Кое-что, правда, вытянул – что жили они в Петрограде, в столице то есть, и жили, судя по таким вот, вроде «игрушечной комнаты», подробностям, очень даже неплохо. Из родни отец имелся, мать и минимум одна сестра… старшая.
А перед самым Развалом дернуло ее мамашу какую-то дальнюю родственницу съездить проведать. И не куда-нибудь в тыл глубокий, а в Ялту. Вроде как родственнице этой врачи категорически морской воздух в качестве лекарства насоветовали… додумались. Черноморское побережье, это же, считай, прифронтовая полоса, а порой и без всяких «при». Турки, помню, обстрелами берега развлекались регулярно. Да и наши подводники тоже. Хоть в Ялте той военных объектов и было не очень, но по меркам современной войны любой порт приличный – очень даже военно-стратегическая ценность, а то, что он не прикрыт толково, еще приятнее выходит. Такой вот курорт… Конечно, официально считается, что пальба ведется «исключительно по инфраструктуре», только что-то слабо в это верится – ночью, без маяков, при затемненном береге, да наверняка с максимальной дистанции. Тут за достижение посчитают, если снаряды в городской черте лягут. А уж инфраструктура там или жилые кварталы, это уж пусть Господь на небесах решает, рыбешек в портовой акватории шестидюймовому фугасу глушить или халупу для дачников с землей мешать.

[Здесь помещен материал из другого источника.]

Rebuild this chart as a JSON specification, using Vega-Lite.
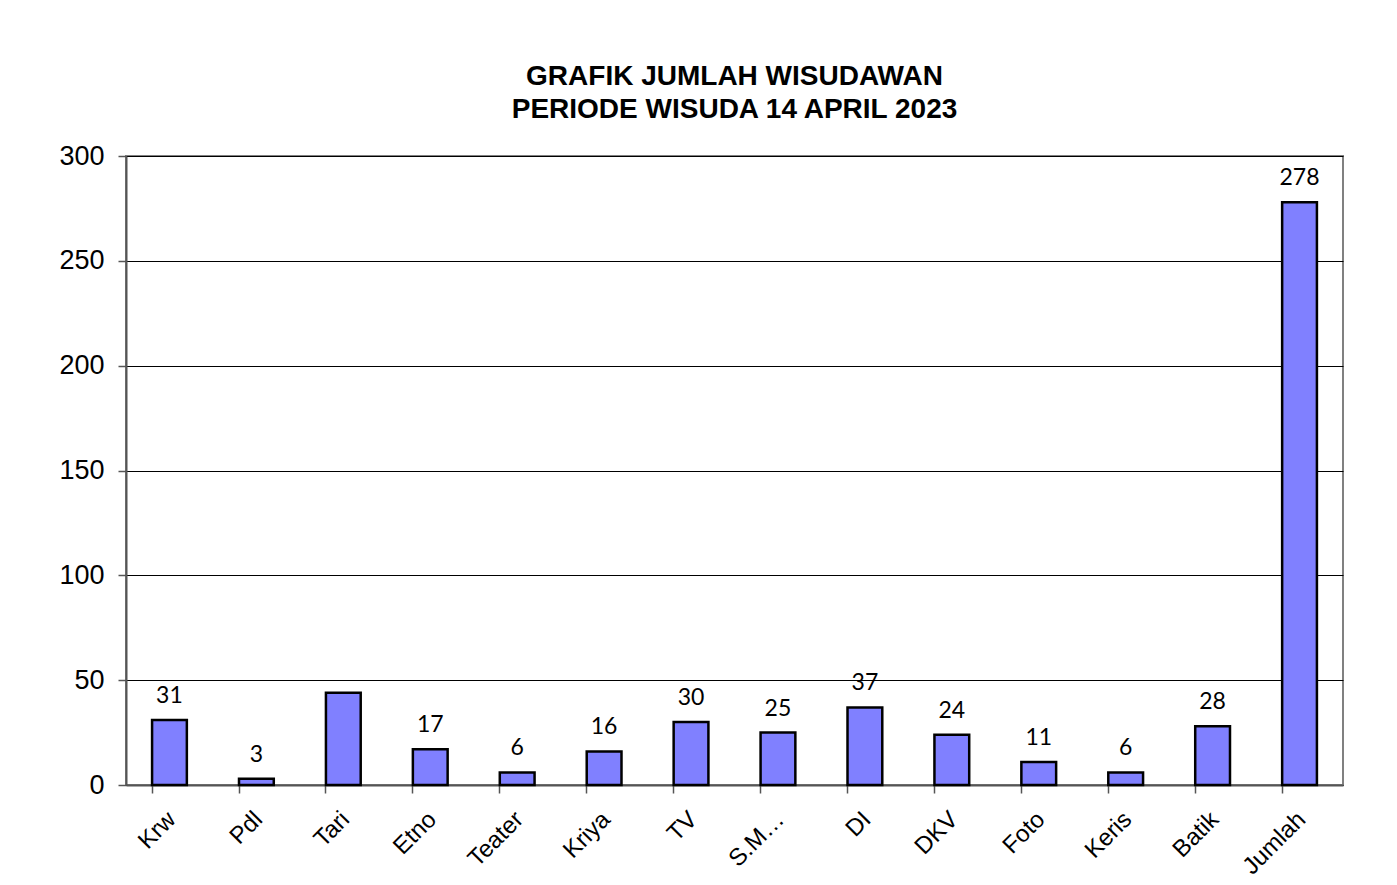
{
  "$schema": "https://vega.github.io/schema/vega-lite/v6.json",
  "width": 1217,
  "height": 629,
  "autosize": {"type": "none"},
  "padding": {"left": 126, "top": 156, "right": 54, "bottom": 100},
  "background": "white",
  "title": {
    "text": ["GRAFIK JUMLAH WISUDAWAN", "PERIODE WISUDA 14 APRIL 2023"],
    "font": "Liberation Sans",
    "fontSize": 28,
    "fontWeight": "bold",
    "color": "black",
    "lineHeight": 33,
    "anchor": "middle",
    "offset": 18
  },
  "config": {
    "view": {"stroke": "#808080", "strokeWidth": 2},
    "axis": {
      "labelFont": "Liberation Sans",
      "labelColor": "black",
      "domainColor": "#555555",
      "domainWidth": 2,
      "tickColor": "#555555",
      "tickWidth": 1.5,
      "tickSize": 8
    }
  },
  "data": {
    "values": [
      {"prodi": "Krw", "jumlah": 31, "show": true},
      {"prodi": "Pdl", "jumlah": 3, "show": true},
      {"prodi": "Tari", "jumlah": 44, "show": false},
      {"prodi": "Etno", "jumlah": 17, "show": true},
      {"prodi": "Teater", "jumlah": 6, "show": true},
      {"prodi": "Kriya", "jumlah": 16, "show": true},
      {"prodi": "TV", "jumlah": 30, "show": true},
      {"prodi": "S.M…", "jumlah": 25, "show": true},
      {"prodi": "DI", "jumlah": 37, "show": true},
      {"prodi": "DKV", "jumlah": 24, "show": true},
      {"prodi": "Foto", "jumlah": 11, "show": true},
      {"prodi": "Keris", "jumlah": 6, "show": true},
      {"prodi": "Batik", "jumlah": 28, "show": true},
      {"prodi": "Jumlah", "jumlah": 278, "show": true}
    ]
  },
  "encoding": {
    "x": {
      "field": "prodi",
      "type": "nominal",
      "sort": null,
      "title": null,
      "scale": {"paddingInner": 0.6, "paddingOuter": 0.3},
      "axis": {"labelAngle": -45, "bandPosition": 0, "labelPadding": 14, "labelOffset": -6, "labelFontSize": 24, "grid": false}
    },
    "y": {
      "field": "jumlah",
      "type": "quantitative",
      "title": null,
      "scale": {"domain": [0, 300], "nice": false},
      "axis": {
        "values": [0, 50, 100, 150, 200, 250, 300],
        "grid": true,
        "gridColor": "black",
        "gridWidth": 1,
        "gridOpacity": 1,
        "labelFontSize": 27,
        "labelPadding": 14
      }
    }
  },
  "layer": [
    {
      "mark": {"type": "bar", "fill": "#8080FF", "stroke": "black", "strokeWidth": 2.5}
    },
    {
      "transform": [{"filter": "datum.show"}],
      "mark": {
        "type": "text",
        "font": "Lato",
        "fontSize": 23,
        "color": "black",
        "baseline": "alphabetic",
        "dy": -17
      },
      "encoding": {"text": {"field": "jumlah", "type": "quantitative"}}
    }
  ]
}
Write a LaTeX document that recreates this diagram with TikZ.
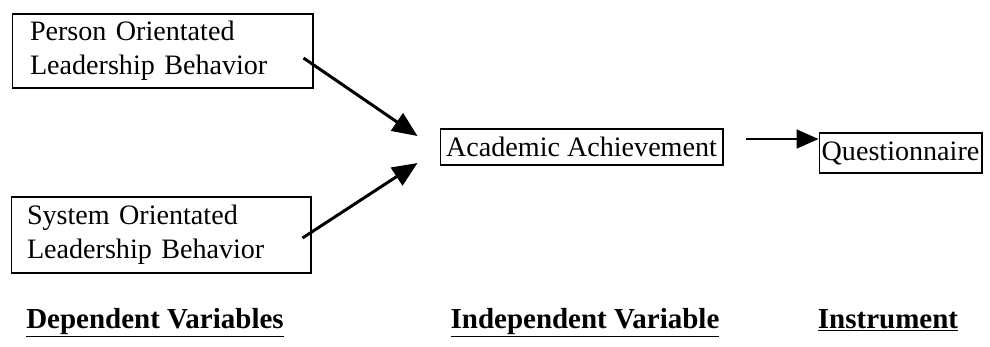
\documentclass[tikz,border=0pt]{standalone}
\usepackage{fontspec}
\setmainfont{Liberation Serif}
\usepackage{tikz}
\usetikzlibrary{arrows.meta, positioning}

\begin{document}
\begin{tikzpicture}[x=0.02cm, y=-0.02cm,
  box/.style={draw, line width=0.6pt, inner sep=0pt, font=\fontsize{16}{19.3}\selectfont},
  varbox/.style={box, align=left, minimum height=1.5cm},
  head/.style={font=\bfseries\fontsize{16.5}{19}\selectfont, anchor=base},
  link/.style={line width=1.7pt, -{Triangle[length=0.5cm, width=0.42cm]}}]
\useasboundingbox (0,0) rectangle (990,346);

% Cajas
\node[varbox, text width=5.3cm, minimum width=6.02cm, minimum height=1.48cm] (person) at (162.5,51)
  {Person Orientated\\Leadership Behavior};
\node[varbox, text width=5.36cm, minimum width=6.0cm, minimum height=1.52cm] (system) at (161,235)
  {System Orientated\\Leadership Behavior};
\node[box, minimum width=5.66cm, minimum height=0.72cm] (academic) at (581.5,147) {Academic Achievement};
\node[box, minimum width=3.26cm, minimum height=0.8cm] (quest) at (900.5,153) {Questionnaire};

% Titulos
\node[head] (dep) at (155,328) {\underline{Dependent Variables}};
\node[head] (indep) at (585,328) {\underline{Independent Variable}};
\node[head] (instr) at (888,328) {\underline{Instrument}};

% Puntas
\coordinate (pstart) at ([xshift=-0.2cm, yshift=-0.14cm]person.east);
\coordinate (sstart) at ([xshift=-0.18cm, yshift=-0.06cm]system.east);
\coordinate (ptip) at ([xshift=-0.44cm, yshift=0.22cm]academic.west);
\coordinate (stip) at ([xshift=-0.44cm, yshift=-0.32cm]academic.west);
\coordinate (astart) at ([xshift=0.44cm, yshift=0.16cm]academic.east);

% Flechas
\draw[link] (pstart) -- (ptip);
\draw[link] (sstart) -- (stip);
\draw[line width=1.1pt, -{Triangle[length=0.44cm, width=0.38cm]}] (astart) -- (astart -| quest.west);
\end{tikzpicture}
\end{document}
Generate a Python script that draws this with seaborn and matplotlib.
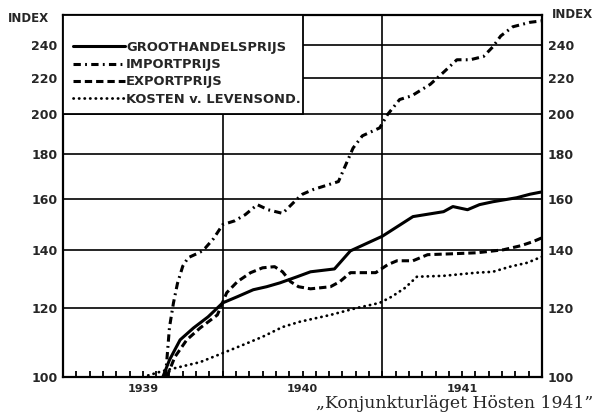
import numpy as np
import pandas as pd
import matplotlib
matplotlib.use("Agg")
import matplotlib.pyplot as plt
import seaborn as sns
from matplotlib.patches import Rectangle
from matplotlib.ticker import NullLocator

# Maanden sinds januari 1939 (0 = jan 1939, 36 = eind 1941), index aug. 1939 = 100
m_groot = [7.5, 8.0, 8.8, 9.8, 10.9, 12.0, 13.1, 14.3, 15.3, 16.3, 17.6, 18.6, 20.4,
           21.6, 24.0, 26.3, 28.6, 29.3, 30.4, 31.3, 32.3, 34.1, 35.1, 36.0]
groot = [100, 104.6, 110.3, 113.8, 117.2, 121.6, 123.6, 125.9, 126.9, 128.2, 130.3,
         132, 133, 139.5, 145, 152.7, 154.7, 156.8, 155.5, 157.6, 158.8, 160.5, 162, 163]

m_import = [7.7, 8.0, 8.3, 8.6, 9.0, 9.4, 10.3, 10.7, 11.3, 12.0, 12.9, 13.7, 14.6, 15.4,
            16.5, 17.6, 18.0, 18.8, 20.7, 21.1, 21.8, 22.5, 23.8, 24.4, 25.3, 26.2, 27.6,
            28.6, 29.6, 30.6, 31.6, 32.3, 32.9, 33.8, 35.1, 36.0]
importprijs = [100, 114, 121.6, 128, 134, 137, 139, 140.6, 144, 149.5, 151, 153.5, 157.6,
               155.5, 154, 160, 162, 164, 167.5, 173, 183, 189, 193, 200, 208, 210, 216.5,
               223.5, 231, 231, 233, 239, 246, 252, 255, 256]

m_export = [7.8, 8.4, 9.3, 10.3, 11.6, 12.3, 13.1, 14.1, 15.0, 15.9, 16.5, 17.1, 17.7,
            18.6, 20.1, 20.8, 21.6, 23.5, 24.4, 25.1, 26.3, 27.4, 29.1, 31.1, 33.1, 34.4,
            35.3, 36.0]
exportprijs = [100, 105.4, 110.3, 113.8, 117.8, 124.9, 128.6, 131.7, 133.4, 133.8, 132,
               128.6, 126.9, 126.2, 126.9, 128.6, 131.7, 131.7, 134.5, 135.9, 135.9, 138.1,
               138.4, 138.8, 139.9, 141.4, 142.9, 144.4]

m_kosten = [6.0, 7.5, 8.8, 10.3, 12.0, 13.5, 15.0, 16.5, 17.8, 20.1, 22.1, 23.8, 24.7,
            25.7, 26.6, 28.6, 31.1, 32.3, 33.6, 34.9, 36.0]
kosten = [100, 101.6, 102.7, 104.0, 106.5, 108.8, 111.2, 114.1, 115.7, 117.8, 120, 121.6,
          123.6, 126.5, 130.3, 130.6, 131.7, 132, 133.8, 135.2, 137.4]

y_ticks = [100, 120, 140, 160, 180, 200, 220, 240]
jaren = ["1939", "1940", "1941"]

sns.set_style("white")
plt.rcParams["font.family"] = ["DejaVu Sans"]

fig = plt.figure(figsize=(5.98, 4.2), dpi=100)
ax = fig.add_axes([0.1054, 0.1024, 0.801, 0.862])

lw = 2.2
sns.lineplot(x=m_groot, y=groot, ax=ax, color="black", lw=lw, label="GROOTHANDELSPRIJS")
sns.lineplot(x=m_import, y=importprijs, ax=ax, color="black", lw=lw,
             linestyle=(0, (2.4, 1.4, 0.6, 1.4)), label="IMPORTPRIJS")
sns.lineplot(x=m_export, y=exportprijs, ax=ax, color="black", lw=lw,
             linestyle=(0, (2.4, 1.3)), label="EXPORTPRIJS")
sns.lineplot(x=m_kosten, y=kosten, ax=ax, color="black", lw=2.0,
             linestyle=(0, (0.1, 1.9)), dash_capstyle="round", label="KOSTEN v. LEVENSOND.")

ax.set_yscale("log")
ax.set_ylim(100, 260)
ax.set_xlim(0, 36)
ax.set_yticks(y_ticks, [str(t) for t in y_ticks])
ax.yaxis.set_minor_locator(NullLocator())
ax.tick_params(axis="y", which="both", length=0, labelleft=True, labelright=True,
               labelsize=9, pad=4)
for lab in ax.get_yticklabels():
    lab.set_fontweight("bold")

ax.set_xticks([6, 18, 30], jaren)
ax.set_xticks(range(1, 36), minor=True)
ax.tick_params(axis="x", which="both", direction="in", length=4.5, width=1.3,
               color="black", labelsize=8, pad=5, bottom=True)
for lab in ax.get_xticklabels():
    lab.set_fontweight("bold")

# raster
for t in y_ticks[1:]:
    ax.axhline(t, color="black", lw=1.2, zorder=1)
for m in [12, 24]:
    ax.axvline(m, color="black", lw=1.2, zorder=1)

for s in ax.spines.values():
    s.set_color("black")
    s.set_linewidth(1.6)

# legendablok linksboven
ax.add_patch(Rectangle((0, 200), 18, 60, facecolor="white", edgecolor="black",
                       lw=1.3, zorder=3))
ax.legend(loc="upper left", bbox_to_anchor=(0.021, 0.928), frameon=False,
          prop={"weight": "bold", "size": 9.4}, handlelength=4.0,
          handletextpad=0.05, labelspacing=0.32, borderpad=0, borderaxespad=0)

ax.set_xlabel("")
ax.set_ylabel("")

fig.text(8 / 598, 1 - 19 / 420, "INDEX", fontsize=8.5, fontweight="bold", va="center")
fig.text(552 / 598, 1 - 15 / 420, "INDEX", fontsize=8.5, fontweight="bold", va="center")
fig.text(316 / 598, 1 - 403 / 420, "\u201eKonjunkturläget Hösten 1941\u201d",
         family="DejaVu Serif", fontsize=12.4, va="center")

fig.savefig("out.png", dpi=100)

Опять же, на «Бирмингеме» уже отстрелялись, старушка Британия вся из себя революционная, соответственно, у русских тоже начинает… попахивать. Понимающие люди этот запашок улавливали.
Отец у Стаськи, похоже, был мужик из таких, понимающих – против поездочки такой возражал. Но мамаша настояла. И не одна поехала, а еще и дочурку с собой поволокла. Пусть, мол, ребенок раз за четыре года в нормальном море искупается.
Доехать они, как я понял, не успели. Добрался Развал до России, грянуло… и завертелось.
Про то, что с мамашей стало, Стаська не говорила. Но я так понял – не разбросало их в разные стороны. Другое случилось. Может, болезнь – тиф в эту зиму народ косил похлеще любой артподготовки, а то и похуже чего. Особенно в первые недели… Вольф это дело называет «разбушевавшаяся чернь», но вот по этому пункту я с командиром любимым не согласен категорически. Не в происхождении дело. Помню, прибился к нам примерно в то же время один лейтенантик, из студентов, чуть ли даже не из благородных, а через неделю, на ферме одной… Кнопке его легко отпустил – пулей в затылок, а я б его под гусеницу и медленно… он бы у меня каждый трак прочувствовал, мразь очкастая!
Вот чего я не понял, так это почему Стаська про отца с сестрой так же уверена. Может, конечно, встретила кого, кто знал… всякое бывает.
А я, дурак, – «счастливая»…
Попытался, интереса ради, представить себе такую комнату, где одни куклы живут. Вроде как личный игрушечный магазин – все полки коробками да домиками заставлены, по полу паровозики с машинками шмыгают, а вокруг люстры цеппелин порхает. И все это – мое. А не так, что пальцем потрогать не моги – сразу приказчик появится и начнет глазами моргать, как сова чугунная перед Келлеровым особняком.
Все-таки неправы синие, когда говорят, что богатых быть не должно. Неправильно это. Кардинально – или радикально? – неправильно! Я так думаю, лучше наоборот – чтобы все богатыми были.
– Чего читаешь? – перевел я разговор на другую тему.
– То, что ты дал… про радио.
– И как?
– Потихоньку, – улыбнулась Стаська. – Боялась, что будет хуже. Я ведь немецкий специально не учила, только то, что в гимназии было, думала, в техническом тексте завязну, как муха в варенье. А оказалось – очень просто все изложено.